Source code of charts
· · · · ·

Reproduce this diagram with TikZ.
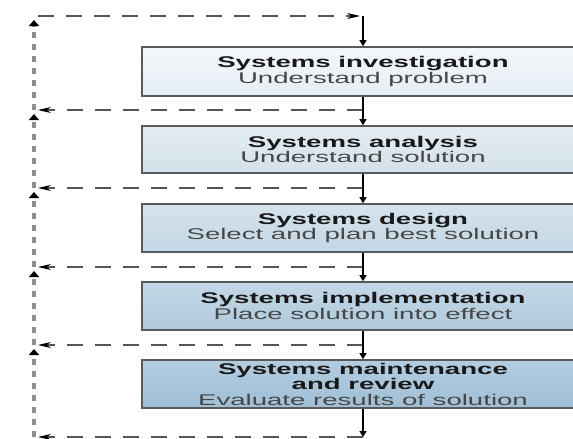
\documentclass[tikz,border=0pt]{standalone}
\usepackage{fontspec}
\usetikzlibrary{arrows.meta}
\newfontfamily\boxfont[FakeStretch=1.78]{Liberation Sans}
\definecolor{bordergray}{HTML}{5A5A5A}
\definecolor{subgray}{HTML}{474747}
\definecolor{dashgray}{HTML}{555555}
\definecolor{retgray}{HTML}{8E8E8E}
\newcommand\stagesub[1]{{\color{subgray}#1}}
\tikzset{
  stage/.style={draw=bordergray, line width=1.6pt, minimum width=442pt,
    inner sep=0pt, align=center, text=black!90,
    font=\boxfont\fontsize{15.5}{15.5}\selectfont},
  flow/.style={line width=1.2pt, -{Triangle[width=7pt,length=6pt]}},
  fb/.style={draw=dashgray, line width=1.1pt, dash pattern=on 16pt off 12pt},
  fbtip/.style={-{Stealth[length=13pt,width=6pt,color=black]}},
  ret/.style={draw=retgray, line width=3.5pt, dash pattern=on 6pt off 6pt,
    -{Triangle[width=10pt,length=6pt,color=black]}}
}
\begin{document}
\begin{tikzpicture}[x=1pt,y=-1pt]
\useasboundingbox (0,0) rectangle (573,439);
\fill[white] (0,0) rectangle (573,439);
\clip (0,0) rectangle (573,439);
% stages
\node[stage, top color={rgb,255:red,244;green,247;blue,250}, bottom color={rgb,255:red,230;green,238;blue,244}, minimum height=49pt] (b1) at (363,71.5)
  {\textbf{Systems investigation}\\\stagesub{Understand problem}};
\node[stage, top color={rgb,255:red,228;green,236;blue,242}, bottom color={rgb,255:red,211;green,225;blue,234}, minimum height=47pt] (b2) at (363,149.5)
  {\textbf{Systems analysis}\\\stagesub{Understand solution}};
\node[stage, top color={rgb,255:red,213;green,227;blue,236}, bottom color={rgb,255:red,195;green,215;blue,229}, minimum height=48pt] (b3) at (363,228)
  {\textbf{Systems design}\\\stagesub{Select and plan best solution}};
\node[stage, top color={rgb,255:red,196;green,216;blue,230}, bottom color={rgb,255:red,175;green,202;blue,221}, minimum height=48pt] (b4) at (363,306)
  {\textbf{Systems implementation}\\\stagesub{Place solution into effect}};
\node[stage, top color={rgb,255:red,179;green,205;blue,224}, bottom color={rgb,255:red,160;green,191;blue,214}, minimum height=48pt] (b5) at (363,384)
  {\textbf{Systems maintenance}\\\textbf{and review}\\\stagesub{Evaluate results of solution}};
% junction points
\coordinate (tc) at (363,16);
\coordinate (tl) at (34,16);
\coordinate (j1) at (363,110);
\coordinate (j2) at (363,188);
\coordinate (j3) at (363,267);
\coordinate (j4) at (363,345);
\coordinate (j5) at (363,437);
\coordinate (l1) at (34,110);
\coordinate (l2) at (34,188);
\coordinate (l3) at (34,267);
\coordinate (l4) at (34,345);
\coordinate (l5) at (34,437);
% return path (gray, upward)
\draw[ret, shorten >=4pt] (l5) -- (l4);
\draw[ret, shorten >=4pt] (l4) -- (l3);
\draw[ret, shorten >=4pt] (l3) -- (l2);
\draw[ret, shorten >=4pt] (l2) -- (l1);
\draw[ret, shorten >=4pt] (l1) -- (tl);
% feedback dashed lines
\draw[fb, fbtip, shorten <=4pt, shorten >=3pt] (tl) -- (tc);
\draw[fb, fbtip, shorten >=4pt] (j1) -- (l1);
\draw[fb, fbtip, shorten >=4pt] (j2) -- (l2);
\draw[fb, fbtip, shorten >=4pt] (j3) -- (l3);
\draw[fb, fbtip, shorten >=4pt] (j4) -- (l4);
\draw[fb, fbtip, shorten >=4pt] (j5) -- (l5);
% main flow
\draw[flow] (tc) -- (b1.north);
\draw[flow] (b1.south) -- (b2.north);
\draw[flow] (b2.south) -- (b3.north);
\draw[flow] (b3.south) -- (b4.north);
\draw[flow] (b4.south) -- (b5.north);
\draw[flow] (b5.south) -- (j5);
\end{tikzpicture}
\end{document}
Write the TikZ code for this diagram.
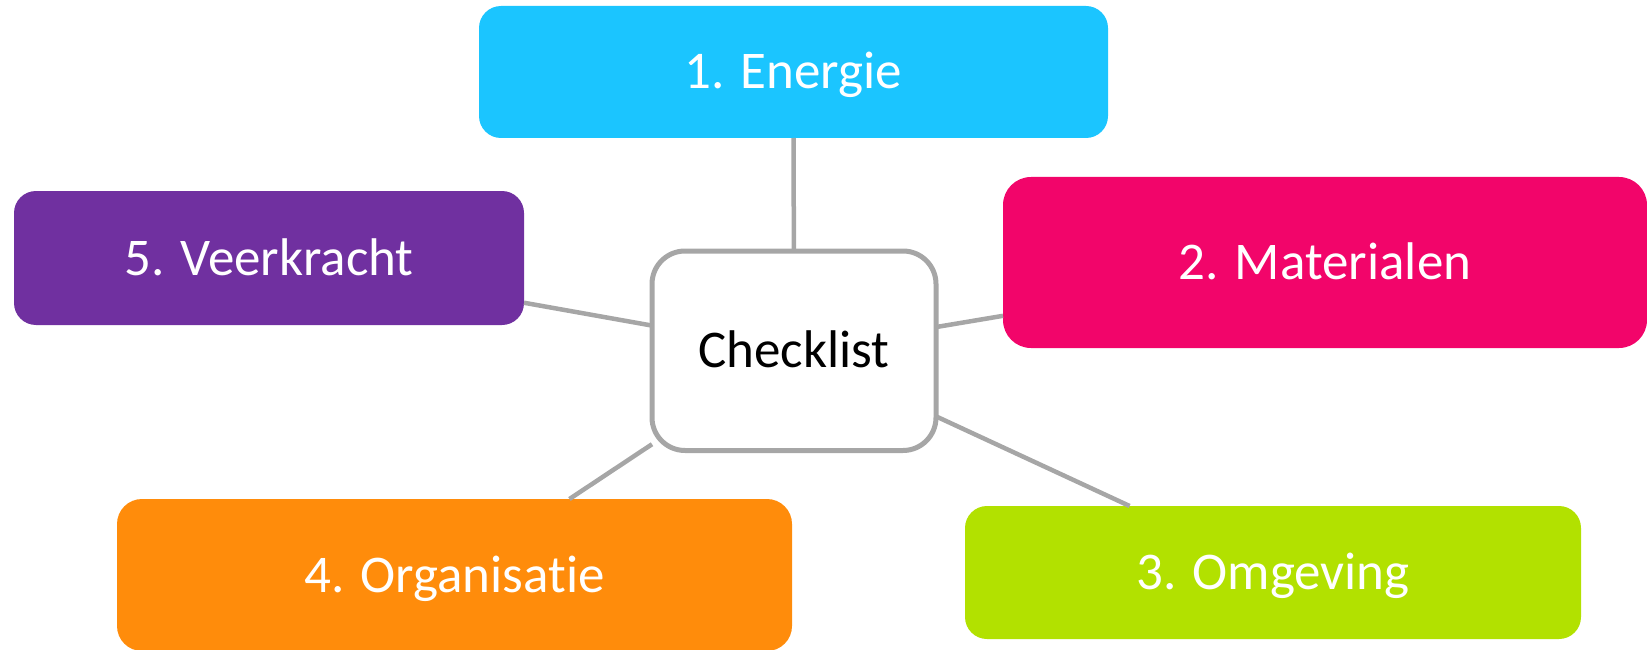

· · · · ·

DIRECTION >> Reproduce each entry precisely, dropping only the pictures.

RESULT FOR THIS TASK >>
Reproduce this diagram with TikZ.
\documentclass[tikz,border=0pt]{standalone}
\usepackage{fontspec}
\usetikzlibrary{arrows.meta}
\newfontfamily\boxfont[FakeStretch=1.78]{Liberation Sans}
\definecolor{bordergray}{HTML}{5A5A5A}
\definecolor{subgray}{HTML}{474747}
\definecolor{dashgray}{HTML}{555555}
\definecolor{retgray}{HTML}{8E8E8E}
\newcommand\stagesub[1]{{\color{subgray}#1}}
\tikzset{
  stage/.style={draw=bordergray, line width=1.6pt, minimum width=442pt,
    inner sep=0pt, align=center, text=black!90,
    font=\boxfont\fontsize{15.5}{15.5}\selectfont},
  flow/.style={line width=1.2pt, -{Triangle[width=7pt,length=6pt]}},
  fb/.style={draw=dashgray, line width=1.1pt, dash pattern=on 16pt off 12pt},
  fbtip/.style={-{Stealth[length=13pt,width=6pt,color=black]}},
  ret/.style={draw=retgray, line width=3.5pt, dash pattern=on 6pt off 6pt,
    -{Triangle[width=10pt,length=6pt,color=black]}}
}
\begin{document}
\begin{tikzpicture}[x=1pt,y=-1pt]
\useasboundingbox (0,0) rectangle (573,439);
\fill[white] (0,0) rectangle (573,439);
\clip (0,0) rectangle (573,439);
% stages
\node[stage, top color={rgb,255:red,244;green,247;blue,250}, bottom color={rgb,255:red,230;green,238;blue,244}, minimum height=49pt] (b1) at (363,71.5)
  {\textbf{Systems investigation}\\\stagesub{Understand problem}};
\node[stage, top color={rgb,255:red,228;green,236;blue,242}, bottom color={rgb,255:red,211;green,225;blue,234}, minimum height=47pt] (b2) at (363,149.5)
  {\textbf{Systems analysis}\\\stagesub{Understand solution}};
\node[stage, top color={rgb,255:red,213;green,227;blue,236}, bottom color={rgb,255:red,195;green,215;blue,229}, minimum height=48pt] (b3) at (363,228)
  {\textbf{Systems design}\\\stagesub{Select and plan best solution}};
\node[stage, top color={rgb,255:red,196;green,216;blue,230}, bottom color={rgb,255:red,175;green,202;blue,221}, minimum height=48pt] (b4) at (363,306)
  {\textbf{Systems implementation}\\\stagesub{Place solution into effect}};
\node[stage, top color={rgb,255:red,179;green,205;blue,224}, bottom color={rgb,255:red,160;green,191;blue,214}, minimum height=48pt] (b5) at (363,384)
  {\textbf{Systems maintenance}\\\textbf{and review}\\\stagesub{Evaluate results of solution}};
% junction points
\coordinate (tc) at (363,16);
\coordinate (tl) at (34,16);
\coordinate (j1) at (363,110);
\coordinate (j2) at (363,188);
\coordinate (j3) at (363,267);
\coordinate (j4) at (363,345);
\coordinate (j5) at (363,437);
\coordinate (l1) at (34,110);
\coordinate (l2) at (34,188);
\coordinate (l3) at (34,267);
\coordinate (l4) at (34,345);
\coordinate (l5) at (34,437);
% return path (gray, upward)
\draw[ret, shorten >=4pt] (l5) -- (l4);
\draw[ret, shorten >=4pt] (l4) -- (l3);
\draw[ret, shorten >=4pt] (l3) -- (l2);
\draw[ret, shorten >=4pt] (l2) -- (l1);
\draw[ret, shorten >=4pt] (l1) -- (tl);
% feedback dashed lines
\draw[fb, fbtip, shorten <=4pt, shorten >=3pt] (tl) -- (tc);
\draw[fb, fbtip, shorten >=4pt] (j1) -- (l1);
\draw[fb, fbtip, shorten >=4pt] (j2) -- (l2);
\draw[fb, fbtip, shorten >=4pt] (j3) -- (l3);
\draw[fb, fbtip, shorten >=4pt] (j4) -- (l4);
\draw[fb, fbtip, shorten >=4pt] (j5) -- (l5);
% main flow
\draw[flow] (tc) -- (b1.north);
\draw[flow] (b1.south) -- (b2.north);
\draw[flow] (b2.south) -- (b3.north);
\draw[flow] (b3.south) -- (b4.north);
\draw[flow] (b4.south) -- (b5.north);
\draw[flow] (b5.south) -- (j5);
\end{tikzpicture}
\end{document}
Write the TikZ code for this diagram.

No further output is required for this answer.